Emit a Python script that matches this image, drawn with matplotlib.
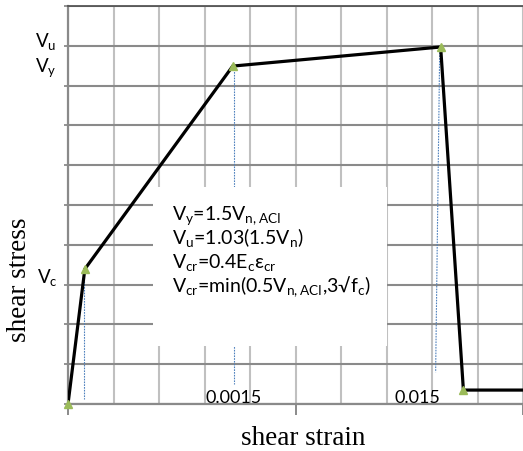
import matplotlib
matplotlib.use("Agg")
import matplotlib.pyplot as plt
from matplotlib.patches import Rectangle

# Schematic shear stress / shear strain backbone (grid units)
strain = [0.0, 0.37, 3.62, 8.19, 8.69, 10.0]
stress = [0.0, 3.39, 8.49, 8.97, 0.35, 0.35]
marker_strain = [0.0, 0.37, 3.62, 8.19, 8.69]
marker_stress = [0.0, 3.39, 8.49, 8.97, 0.35]

# dotted drop lines: (x_top, y_top, x_bottom, y_bottom)
drop_lines = [
    (0.35, 3.09, 0.35, 0.13),
    (3.65, 8.49, 3.65, 0.50),
    (8.17, 8.97, 8.08, 0.80),
]

strain_labels = ["0.0015", "0.015"]
strain_label_x = [3.03, 7.18]

equations = [
    r"V$_{y}$=1.5V$_{n,ACI}$",
    r"V$_{u}$=1.03(1.5V$_{n}$)",
    r"V$_{cr}$=0.4E$_{c}$ε$_{cr}$",
    r"V$_{cr}$=min(0.5V$_{n,ACI}$,3√f$_{c}$)",
]

plt.rcParams["font.family"] = ["Lato", "DejaVu Sans"]
plt.rcParams["mathtext.default"] = "regular"

W, H = 523, 452
fig = plt.figure(figsize=(W / 100, H / 100), dpi=100)
ax = fig.add_axes([68 / W, 47 / H, 455 / W, 398 / H])
ax.set_xlim(0, 455 / 45.8)
ax.set_ylim(0, 10)


def fx(px):
    return px / W


def fy(py):
    return 1 - py / H


# grid
ax.set_axisbelow(True)
ax.set_xticks([0, 5, 10])
ax.set_xticks([1, 2, 3, 4, 6, 7, 8, 9], minor=True)
ax.set_yticks(range(0, 11))
ax.set_xticklabels([])
ax.set_yticklabels([])
ax.grid(True, axis="x", which="both", color="#c0c0c0", lw=1.5)
ax.grid(True, axis="y", which="major", color="#8a8a8a", lw=1.5)
ax.tick_params(axis="x", which="major", length=8, width=1.4, color="#8a8a8a", direction="out")
ax.tick_params(axis="x", which="minor", length=0)
ax.tick_params(axis="y", length=3, width=1.3, color="#8a8a8a", direction="out")

for side in ["left", "bottom"]:
    ax.spines[side].set_color("#8a8a8a")
    ax.spines[side].set_linewidth(1.6)
ax.spines["right"].set_visible(False)
ax.spines["top"].set_color("#555555")
ax.spines["top"].set_linewidth(1.3)
ax.spines["top"].set_linestyle((0, (2, 1)))

# dotted drop lines
for x0, y0, x1, y1 in drop_lines:
    ax.plot([x0, x1], [y0, y1], color="#4f81bd", lw=0.8, ls=(0, (1.5, 1)), zorder=1.5)

# white box behind the equations
ax.add_patch(Rectangle((1.86, 1.46), 7.0 - 1.86, 5.45 - 1.46,
                       facecolor="white", edgecolor="none", zorder=2))

ax.plot(strain, stress, color="black", lw=2.3, zorder=4, solid_joinstyle="miter")
ax.plot(marker_strain, marker_stress, ls="none", marker="^", ms=6,
        color="#9bbb59", zorder=5, clip_on=False)

for lab, x in zip(strain_labels, strain_label_x):
    ax.text(x, 0.05, lab, fontsize=13, ha="left", va="baseline", zorder=3)

for i, eq in enumerate(equations):
    fig.text(fx(172), fy(220 + 24.2 * i), eq, fontsize=14, ha="left", va="baseline")

fig.text(fx(35), fy(47), r"V$_{u}$", fontsize=13.5, ha="left", va="baseline")
fig.text(fx(35), fy(72), r"V$_{y}$", fontsize=13.5, ha="left", va="baseline")
fig.text(fx(37), fy(283), r"V$_{c}$", fontsize=13.5, ha="left", va="baseline")

fig.text(fx(303), fy(445), "shear strain", family="Liberation Serif",
         fontsize=19.5, ha="center", va="baseline")
fig.text(fx(19), fy(280), "shear stress", family="Liberation Serif",
         fontsize=19.5, ha="center", va="center", rotation=90)

fig.savefig("out.png", dpi=100)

Stated exercise:
Every line above should be repeated exactly; pictures stay out of the copy.

Written answer:
Emit a Python script that matches this image, drawn with matplotlib.
import matplotlib
matplotlib.use("Agg")
import matplotlib.pyplot as plt
from matplotlib.patches import Rectangle

# Schematic shear stress / shear strain backbone (grid units)
strain = [0.0, 0.37, 3.62, 8.19, 8.69, 10.0]
stress = [0.0, 3.39, 8.49, 8.97, 0.35, 0.35]
marker_strain = [0.0, 0.37, 3.62, 8.19, 8.69]
marker_stress = [0.0, 3.39, 8.49, 8.97, 0.35]

# dotted drop lines: (x_top, y_top, x_bottom, y_bottom)
drop_lines = [
    (0.35, 3.09, 0.35, 0.13),
    (3.65, 8.49, 3.65, 0.50),
    (8.17, 8.97, 8.08, 0.80),
]

strain_labels = ["0.0015", "0.015"]
strain_label_x = [3.03, 7.18]

equations = [
    r"V$_{y}$=1.5V$_{n,ACI}$",
    r"V$_{u}$=1.03(1.5V$_{n}$)",
    r"V$_{cr}$=0.4E$_{c}$ε$_{cr}$",
    r"V$_{cr}$=min(0.5V$_{n,ACI}$,3√f$_{c}$)",
]

plt.rcParams["font.family"] = ["Lato", "DejaVu Sans"]
plt.rcParams["mathtext.default"] = "regular"

W, H = 523, 452
fig = plt.figure(figsize=(W / 100, H / 100), dpi=100)
ax = fig.add_axes([68 / W, 47 / H, 455 / W, 398 / H])
ax.set_xlim(0, 455 / 45.8)
ax.set_ylim(0, 10)


def fx(px):
    return px / W


def fy(py):
    return 1 - py / H


# grid
ax.set_axisbelow(True)
ax.set_xticks([0, 5, 10])
ax.set_xticks([1, 2, 3, 4, 6, 7, 8, 9], minor=True)
ax.set_yticks(range(0, 11))
ax.set_xticklabels([])
ax.set_yticklabels([])
ax.grid(True, axis="x", which="both", color="#c0c0c0", lw=1.5)
ax.grid(True, axis="y", which="major", color="#8a8a8a", lw=1.5)
ax.tick_params(axis="x", which="major", length=8, width=1.4, color="#8a8a8a", direction="out")
ax.tick_params(axis="x", which="minor", length=0)
ax.tick_params(axis="y", length=3, width=1.3, color="#8a8a8a", direction="out")

for side in ["left", "bottom"]:
    ax.spines[side].set_color("#8a8a8a")
    ax.spines[side].set_linewidth(1.6)
ax.spines["right"].set_visible(False)
ax.spines["top"].set_color("#555555")
ax.spines["top"].set_linewidth(1.3)
ax.spines["top"].set_linestyle((0, (2, 1)))

# dotted drop lines
for x0, y0, x1, y1 in drop_lines:
    ax.plot([x0, x1], [y0, y1], color="#4f81bd", lw=0.8, ls=(0, (1.5, 1)), zorder=1.5)

# white box behind the equations
ax.add_patch(Rectangle((1.86, 1.46), 7.0 - 1.86, 5.45 - 1.46,
                       facecolor="white", edgecolor="none", zorder=2))

ax.plot(strain, stress, color="black", lw=2.3, zorder=4, solid_joinstyle="miter")
ax.plot(marker_strain, marker_stress, ls="none", marker="^", ms=6,
        color="#9bbb59", zorder=5, clip_on=False)

for lab, x in zip(strain_labels, strain_label_x):
    ax.text(x, 0.05, lab, fontsize=13, ha="left", va="baseline", zorder=3)

for i, eq in enumerate(equations):
    fig.text(fx(172), fy(220 + 24.2 * i), eq, fontsize=14, ha="left", va="baseline")

fig.text(fx(35), fy(47), r"V$_{u}$", fontsize=13.5, ha="left", va="baseline")
fig.text(fx(35), fy(72), r"V$_{y}$", fontsize=13.5, ha="left", va="baseline")
fig.text(fx(37), fy(283), r"V$_{c}$", fontsize=13.5, ha="left", va="baseline")

fig.text(fx(303), fy(445), "shear strain", family="Liberation Serif",
         fontsize=19.5, ha="center", va="baseline")
fig.text(fx(19), fy(280), "shear stress", family="Liberation Serif",
         fontsize=19.5, ha="center", va="center", rotation=90)

fig.savefig("out.png", dpi=100)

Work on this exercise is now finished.